Fun way to spend a few daysantastic views, great walk, and all that

Loading up at Sandjeford boatyard.  The journey is about to begin.  The Trent & Mersey canal, built largely for Mr Wedgewood to get his pottery out.

Sharon doing all the hard work.

And we are off - bit of hand through the first lock (the imaginatively titled Big Lock), and we were sorted.

A life on the ocean wave.

Sharon takes the helm.  Took us to Broken Cross where we moored for the night.

The scenery did vary!  We had to pass through the Tata Chemicals works.  Spot the heron?

We did have a small mishap with some low lying trees and Sharon's bike.  Luckily we managed to fish it out and no damage done.  And on to the Broken Cross for tea.

Passing the Anderton boat lift on the way out.  Rosie came out for a look.

Only the second day, and we had to moor up to go and get more provisions at the Coop in Barnton (mostly beer).   I supplied the cash, while Iain guarded the boat.

A skipper's life is a tough one.

Oh no, hear goes for a tunnel.  Barnton Tunnel, all 572 yards.  One of the earliest tunnels built, and very narrow!

It did demand some concentration

Boats behnd us.

Nearing the end.

Made it.  Moved into the Bridgewater Canal.  Didn't really notice!

Sharon and I had a wee cycle on the second night at Stockton Heath, and came across the Manchester Ship Canal - a bit bigger than ours!

Back to our canal - Wednesday and the sun shone as we pressed on.

Very peaceful.

Another shopping trip stop - gin this time.

Below decks, where the important work gets done.

Managed to find the water point - perhaps the most challenging bit of the trip.  

Team photo at about the furthest point of our trip.  Heading for home now.  Made it as far as Ye Olde No 3 pub, and a water stop.  Some 15 miles by road from Middlewich, but
what a way to travel.


Thelwall Penny Ferry across the Manchester Ship Canal.  A wee walk to stretch our legs, but we couldn't scrape up the 11p for the ride.

Wouldn't fancy taking that through a tunnel!

We couldn't afford this trip, so headed back up to our boat.

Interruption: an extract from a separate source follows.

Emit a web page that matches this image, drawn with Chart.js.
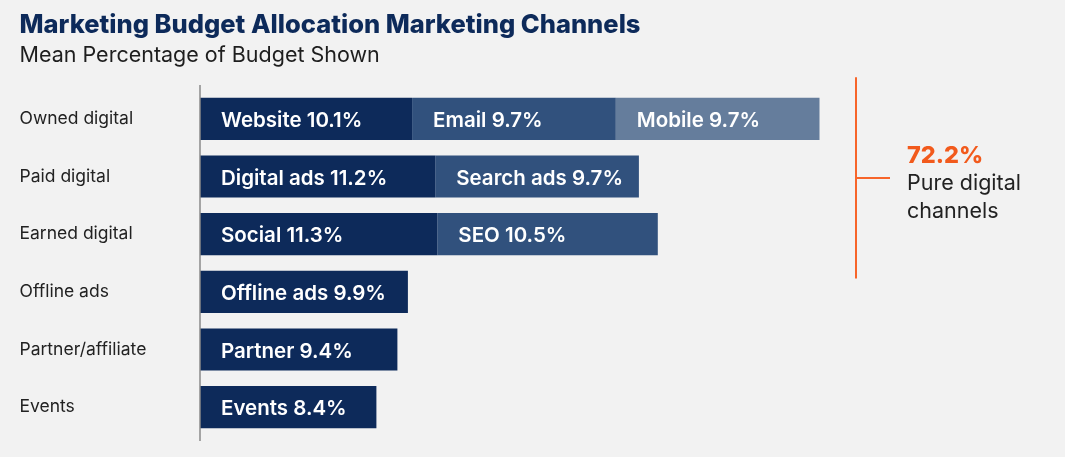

Edward's city didn't quite come off!


Mooring up until it's time to enter the Preston Brook Tunnel - it's 1239 yards long.

Decided to stop off at the Anderton boat lift on the way back, and take a trip.  Built in 1875 it's the oldest working boat lift in the UK (there are only two).

Who likes dressing up?

Back on the boat, slightly damper today!

The dreaded low tree from the way out.  Kept well to port this time!

All good.
And the final locks.

Well done us.  Time for a refreshment.

And our last night on board.  A full 300 yard sail in the morning.  Great wee holiday, even enjoyed the last few tunnels.